Supplied information:
--------------------
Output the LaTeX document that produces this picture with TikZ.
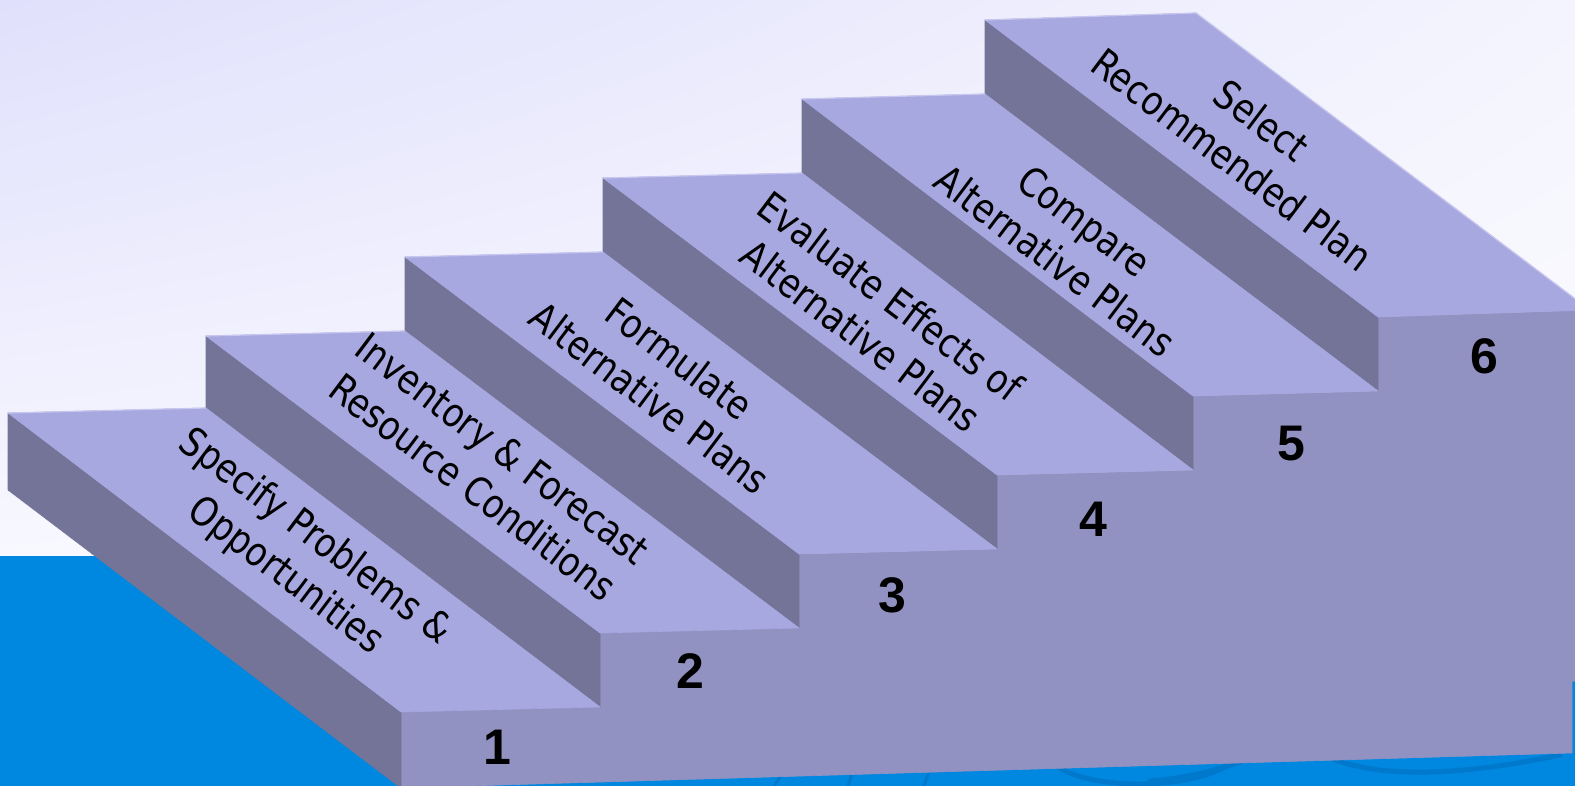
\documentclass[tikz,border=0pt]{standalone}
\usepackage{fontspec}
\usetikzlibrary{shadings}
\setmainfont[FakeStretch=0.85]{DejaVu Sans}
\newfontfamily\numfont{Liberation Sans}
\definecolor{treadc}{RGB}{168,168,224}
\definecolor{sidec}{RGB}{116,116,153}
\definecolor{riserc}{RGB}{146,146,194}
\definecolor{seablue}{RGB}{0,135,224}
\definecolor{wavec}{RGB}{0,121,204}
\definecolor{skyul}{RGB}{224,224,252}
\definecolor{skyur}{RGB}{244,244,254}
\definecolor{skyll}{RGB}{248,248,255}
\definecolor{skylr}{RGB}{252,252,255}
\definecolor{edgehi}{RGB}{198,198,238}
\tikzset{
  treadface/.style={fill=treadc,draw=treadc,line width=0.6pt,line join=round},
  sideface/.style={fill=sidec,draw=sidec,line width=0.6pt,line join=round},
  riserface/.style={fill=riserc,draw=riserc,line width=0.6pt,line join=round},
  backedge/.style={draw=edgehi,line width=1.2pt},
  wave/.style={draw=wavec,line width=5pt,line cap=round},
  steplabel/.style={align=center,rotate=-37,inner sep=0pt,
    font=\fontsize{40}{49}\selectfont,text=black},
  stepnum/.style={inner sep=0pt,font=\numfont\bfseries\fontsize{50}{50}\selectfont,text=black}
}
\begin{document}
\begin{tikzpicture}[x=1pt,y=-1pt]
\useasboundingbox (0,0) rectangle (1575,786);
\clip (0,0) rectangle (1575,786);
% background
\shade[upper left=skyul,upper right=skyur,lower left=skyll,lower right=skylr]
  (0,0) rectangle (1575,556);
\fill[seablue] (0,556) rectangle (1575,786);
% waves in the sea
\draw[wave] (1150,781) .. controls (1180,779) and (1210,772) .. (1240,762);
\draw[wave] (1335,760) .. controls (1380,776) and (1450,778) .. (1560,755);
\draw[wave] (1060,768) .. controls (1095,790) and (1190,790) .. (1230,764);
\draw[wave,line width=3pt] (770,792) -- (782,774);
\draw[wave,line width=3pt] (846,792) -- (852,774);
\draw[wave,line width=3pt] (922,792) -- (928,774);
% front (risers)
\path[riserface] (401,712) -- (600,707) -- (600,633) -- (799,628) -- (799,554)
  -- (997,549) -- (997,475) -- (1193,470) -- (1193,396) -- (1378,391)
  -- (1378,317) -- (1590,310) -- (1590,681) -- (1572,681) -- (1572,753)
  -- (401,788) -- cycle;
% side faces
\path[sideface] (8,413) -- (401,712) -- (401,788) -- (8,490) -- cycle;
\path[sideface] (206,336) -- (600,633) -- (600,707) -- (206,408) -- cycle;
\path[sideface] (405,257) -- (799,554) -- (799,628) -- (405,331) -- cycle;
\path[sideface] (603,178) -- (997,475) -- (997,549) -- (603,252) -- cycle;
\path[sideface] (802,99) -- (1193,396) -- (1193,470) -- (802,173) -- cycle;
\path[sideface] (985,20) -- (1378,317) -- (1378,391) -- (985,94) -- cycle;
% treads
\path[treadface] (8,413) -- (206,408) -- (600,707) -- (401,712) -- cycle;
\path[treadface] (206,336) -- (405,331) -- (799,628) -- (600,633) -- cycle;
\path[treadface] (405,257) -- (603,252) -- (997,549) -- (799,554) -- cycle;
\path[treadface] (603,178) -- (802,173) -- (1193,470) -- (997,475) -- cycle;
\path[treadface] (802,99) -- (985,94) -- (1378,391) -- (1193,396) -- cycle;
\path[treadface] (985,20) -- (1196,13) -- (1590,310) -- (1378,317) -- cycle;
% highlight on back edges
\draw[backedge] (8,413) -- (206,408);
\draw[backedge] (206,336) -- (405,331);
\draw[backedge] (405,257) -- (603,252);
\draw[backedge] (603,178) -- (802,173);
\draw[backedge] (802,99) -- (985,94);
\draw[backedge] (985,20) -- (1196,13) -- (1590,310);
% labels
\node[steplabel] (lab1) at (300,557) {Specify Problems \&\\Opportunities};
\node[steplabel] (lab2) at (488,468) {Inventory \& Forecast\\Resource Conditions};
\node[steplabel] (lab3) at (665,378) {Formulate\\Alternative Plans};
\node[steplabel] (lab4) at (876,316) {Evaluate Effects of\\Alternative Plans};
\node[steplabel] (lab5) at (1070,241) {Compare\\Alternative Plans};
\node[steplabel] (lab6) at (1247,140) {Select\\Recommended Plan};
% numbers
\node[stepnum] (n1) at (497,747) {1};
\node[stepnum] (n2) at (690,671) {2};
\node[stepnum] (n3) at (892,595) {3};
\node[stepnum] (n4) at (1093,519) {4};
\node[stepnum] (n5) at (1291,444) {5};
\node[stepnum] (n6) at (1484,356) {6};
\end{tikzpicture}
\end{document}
--------------------
To do: Omit the pictures, and quote the material above exactly as given.

Completed exercise:
Output the LaTeX document that produces this picture with TikZ.
\documentclass[tikz,border=0pt]{standalone}
\usepackage{fontspec}
\usetikzlibrary{shadings}
\setmainfont[FakeStretch=0.85]{DejaVu Sans}
\newfontfamily\numfont{Liberation Sans}
\definecolor{treadc}{RGB}{168,168,224}
\definecolor{sidec}{RGB}{116,116,153}
\definecolor{riserc}{RGB}{146,146,194}
\definecolor{seablue}{RGB}{0,135,224}
\definecolor{wavec}{RGB}{0,121,204}
\definecolor{skyul}{RGB}{224,224,252}
\definecolor{skyur}{RGB}{244,244,254}
\definecolor{skyll}{RGB}{248,248,255}
\definecolor{skylr}{RGB}{252,252,255}
\definecolor{edgehi}{RGB}{198,198,238}
\tikzset{
  treadface/.style={fill=treadc,draw=treadc,line width=0.6pt,line join=round},
  sideface/.style={fill=sidec,draw=sidec,line width=0.6pt,line join=round},
  riserface/.style={fill=riserc,draw=riserc,line width=0.6pt,line join=round},
  backedge/.style={draw=edgehi,line width=1.2pt},
  wave/.style={draw=wavec,line width=5pt,line cap=round},
  steplabel/.style={align=center,rotate=-37,inner sep=0pt,
    font=\fontsize{40}{49}\selectfont,text=black},
  stepnum/.style={inner sep=0pt,font=\numfont\bfseries\fontsize{50}{50}\selectfont,text=black}
}
\begin{document}
\begin{tikzpicture}[x=1pt,y=-1pt]
\useasboundingbox (0,0) rectangle (1575,786);
\clip (0,0) rectangle (1575,786);
% background
\shade[upper left=skyul,upper right=skyur,lower left=skyll,lower right=skylr]
  (0,0) rectangle (1575,556);
\fill[seablue] (0,556) rectangle (1575,786);
% waves in the sea
\draw[wave] (1150,781) .. controls (1180,779) and (1210,772) .. (1240,762);
\draw[wave] (1335,760) .. controls (1380,776) and (1450,778) .. (1560,755);
\draw[wave] (1060,768) .. controls (1095,790) and (1190,790) .. (1230,764);
\draw[wave,line width=3pt] (770,792) -- (782,774);
\draw[wave,line width=3pt] (846,792) -- (852,774);
\draw[wave,line width=3pt] (922,792) -- (928,774);
% front (risers)
\path[riserface] (401,712) -- (600,707) -- (600,633) -- (799,628) -- (799,554)
  -- (997,549) -- (997,475) -- (1193,470) -- (1193,396) -- (1378,391)
  -- (1378,317) -- (1590,310) -- (1590,681) -- (1572,681) -- (1572,753)
  -- (401,788) -- cycle;
% side faces
\path[sideface] (8,413) -- (401,712) -- (401,788) -- (8,490) -- cycle;
\path[sideface] (206,336) -- (600,633) -- (600,707) -- (206,408) -- cycle;
\path[sideface] (405,257) -- (799,554) -- (799,628) -- (405,331) -- cycle;
\path[sideface] (603,178) -- (997,475) -- (997,549) -- (603,252) -- cycle;
\path[sideface] (802,99) -- (1193,396) -- (1193,470) -- (802,173) -- cycle;
\path[sideface] (985,20) -- (1378,317) -- (1378,391) -- (985,94) -- cycle;
% treads
\path[treadface] (8,413) -- (206,408) -- (600,707) -- (401,712) -- cycle;
\path[treadface] (206,336) -- (405,331) -- (799,628) -- (600,633) -- cycle;
\path[treadface] (405,257) -- (603,252) -- (997,549) -- (799,554) -- cycle;
\path[treadface] (603,178) -- (802,173) -- (1193,470) -- (997,475) -- cycle;
\path[treadface] (802,99) -- (985,94) -- (1378,391) -- (1193,396) -- cycle;
\path[treadface] (985,20) -- (1196,13) -- (1590,310) -- (1378,317) -- cycle;
% highlight on back edges
\draw[backedge] (8,413) -- (206,408);
\draw[backedge] (206,336) -- (405,331);
\draw[backedge] (405,257) -- (603,252);
\draw[backedge] (603,178) -- (802,173);
\draw[backedge] (802,99) -- (985,94);
\draw[backedge] (985,20) -- (1196,13) -- (1590,310);
% labels
\node[steplabel] (lab1) at (300,557) {Specify Problems \&\\Opportunities};
\node[steplabel] (lab2) at (488,468) {Inventory \& Forecast\\Resource Conditions};
\node[steplabel] (lab3) at (665,378) {Formulate\\Alternative Plans};
\node[steplabel] (lab4) at (876,316) {Evaluate Effects of\\Alternative Plans};
\node[steplabel] (lab5) at (1070,241) {Compare\\Alternative Plans};
\node[steplabel] (lab6) at (1247,140) {Select\\Recommended Plan};
% numbers
\node[stepnum] (n1) at (497,747) {1};
\node[stepnum] (n2) at (690,671) {2};
\node[stepnum] (n3) at (892,595) {3};
\node[stepnum] (n4) at (1093,519) {4};
\node[stepnum] (n5) at (1291,444) {5};
\node[stepnum] (n6) at (1484,356) {6};
\end{tikzpicture}
\end{document}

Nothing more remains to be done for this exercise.